→ YOUR TASK
Write only the number of lines in the records beneath that hold "this".

━━━━━ RECORDS ━━━━━

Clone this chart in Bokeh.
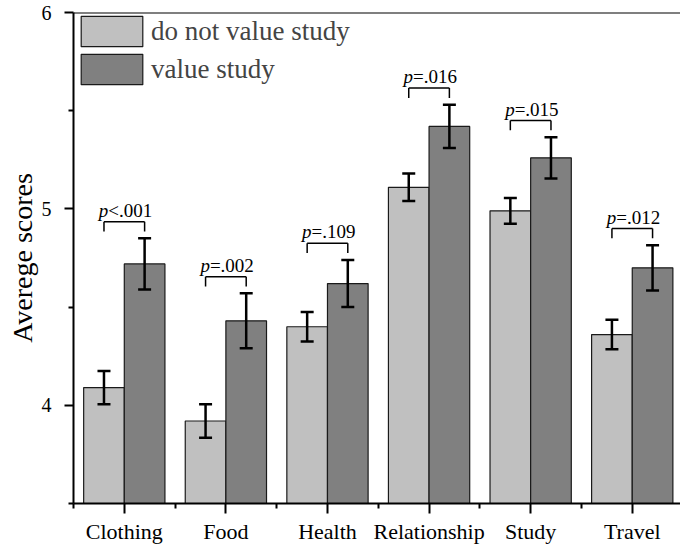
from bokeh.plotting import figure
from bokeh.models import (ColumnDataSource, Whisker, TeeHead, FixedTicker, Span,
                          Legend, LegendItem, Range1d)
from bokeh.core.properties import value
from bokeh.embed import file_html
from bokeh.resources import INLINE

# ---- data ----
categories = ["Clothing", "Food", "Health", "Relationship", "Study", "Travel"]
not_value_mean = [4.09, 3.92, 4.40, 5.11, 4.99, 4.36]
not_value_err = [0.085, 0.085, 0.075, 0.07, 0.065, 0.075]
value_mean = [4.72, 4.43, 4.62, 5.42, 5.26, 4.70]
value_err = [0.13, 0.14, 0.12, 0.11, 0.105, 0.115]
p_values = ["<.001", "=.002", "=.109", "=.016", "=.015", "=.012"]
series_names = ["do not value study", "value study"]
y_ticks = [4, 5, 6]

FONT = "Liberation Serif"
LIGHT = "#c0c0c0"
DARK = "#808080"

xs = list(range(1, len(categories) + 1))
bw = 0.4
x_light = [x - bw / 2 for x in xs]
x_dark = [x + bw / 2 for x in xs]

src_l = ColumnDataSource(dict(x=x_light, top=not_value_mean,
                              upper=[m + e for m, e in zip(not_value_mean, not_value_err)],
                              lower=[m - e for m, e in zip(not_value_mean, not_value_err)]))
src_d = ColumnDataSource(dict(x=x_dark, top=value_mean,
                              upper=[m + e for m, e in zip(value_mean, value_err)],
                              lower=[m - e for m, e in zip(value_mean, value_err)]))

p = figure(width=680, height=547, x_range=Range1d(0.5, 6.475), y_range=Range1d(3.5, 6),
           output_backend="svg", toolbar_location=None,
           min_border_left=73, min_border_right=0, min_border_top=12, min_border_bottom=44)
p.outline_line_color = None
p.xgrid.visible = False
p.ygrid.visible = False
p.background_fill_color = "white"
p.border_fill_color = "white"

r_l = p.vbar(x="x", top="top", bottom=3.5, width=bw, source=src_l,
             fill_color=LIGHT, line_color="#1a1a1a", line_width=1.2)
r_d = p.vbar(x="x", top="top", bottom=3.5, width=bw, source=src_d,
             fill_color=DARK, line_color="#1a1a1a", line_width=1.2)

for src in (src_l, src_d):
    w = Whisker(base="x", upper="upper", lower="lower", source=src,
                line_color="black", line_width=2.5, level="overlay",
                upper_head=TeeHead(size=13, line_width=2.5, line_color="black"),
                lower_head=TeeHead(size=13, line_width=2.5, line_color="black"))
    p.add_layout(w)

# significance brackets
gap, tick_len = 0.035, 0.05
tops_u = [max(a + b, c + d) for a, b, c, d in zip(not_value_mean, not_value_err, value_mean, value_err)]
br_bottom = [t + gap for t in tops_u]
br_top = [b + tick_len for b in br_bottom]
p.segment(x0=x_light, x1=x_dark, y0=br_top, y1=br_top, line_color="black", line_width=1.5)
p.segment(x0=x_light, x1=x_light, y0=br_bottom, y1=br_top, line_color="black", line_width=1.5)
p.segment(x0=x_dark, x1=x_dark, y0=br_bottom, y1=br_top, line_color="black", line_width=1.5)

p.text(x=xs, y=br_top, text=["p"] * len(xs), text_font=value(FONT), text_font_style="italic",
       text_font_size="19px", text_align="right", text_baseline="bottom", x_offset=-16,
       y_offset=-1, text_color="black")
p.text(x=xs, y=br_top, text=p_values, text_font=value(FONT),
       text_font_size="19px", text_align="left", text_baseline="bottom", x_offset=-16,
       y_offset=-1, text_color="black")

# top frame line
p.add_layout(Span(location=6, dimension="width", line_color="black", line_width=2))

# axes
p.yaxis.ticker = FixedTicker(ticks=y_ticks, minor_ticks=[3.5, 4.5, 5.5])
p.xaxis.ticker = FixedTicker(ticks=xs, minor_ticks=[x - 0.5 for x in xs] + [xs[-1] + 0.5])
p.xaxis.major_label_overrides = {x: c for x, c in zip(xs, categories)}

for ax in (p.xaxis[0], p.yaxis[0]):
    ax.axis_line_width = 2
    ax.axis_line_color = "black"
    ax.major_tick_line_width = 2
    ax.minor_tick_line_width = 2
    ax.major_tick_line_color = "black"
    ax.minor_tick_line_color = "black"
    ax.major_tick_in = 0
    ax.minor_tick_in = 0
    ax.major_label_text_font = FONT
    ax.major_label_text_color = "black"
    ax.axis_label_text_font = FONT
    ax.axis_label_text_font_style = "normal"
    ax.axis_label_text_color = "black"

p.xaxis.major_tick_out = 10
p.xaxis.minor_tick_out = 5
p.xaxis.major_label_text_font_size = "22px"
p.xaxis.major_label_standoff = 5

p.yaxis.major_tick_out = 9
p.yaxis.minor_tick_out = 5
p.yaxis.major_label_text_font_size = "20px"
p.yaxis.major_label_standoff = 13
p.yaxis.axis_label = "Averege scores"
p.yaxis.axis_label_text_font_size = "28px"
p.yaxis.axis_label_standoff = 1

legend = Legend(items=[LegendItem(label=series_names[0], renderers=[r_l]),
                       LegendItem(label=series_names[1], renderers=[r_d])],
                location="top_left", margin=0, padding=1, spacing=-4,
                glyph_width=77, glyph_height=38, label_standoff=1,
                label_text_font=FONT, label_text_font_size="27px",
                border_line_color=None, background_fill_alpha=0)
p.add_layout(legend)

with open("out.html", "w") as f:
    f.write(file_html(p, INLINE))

━━━━━
━━━━━ RECORDS ━━━━━

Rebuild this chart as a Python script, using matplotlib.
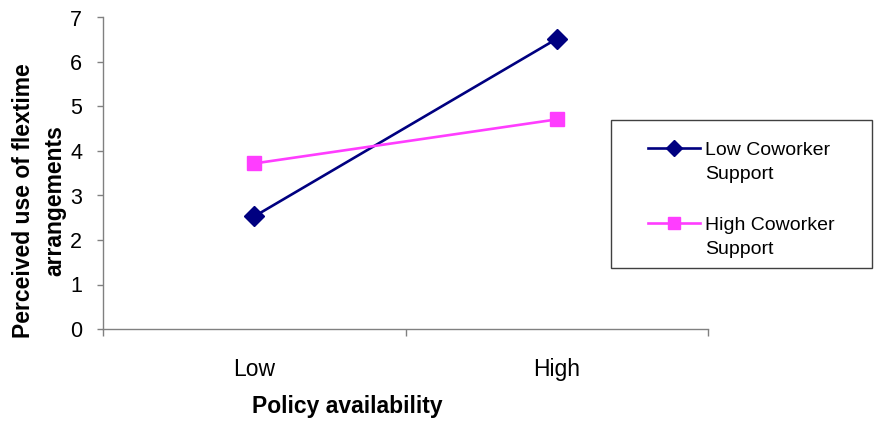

━━━━━

→ THE COMPLETED TASK
2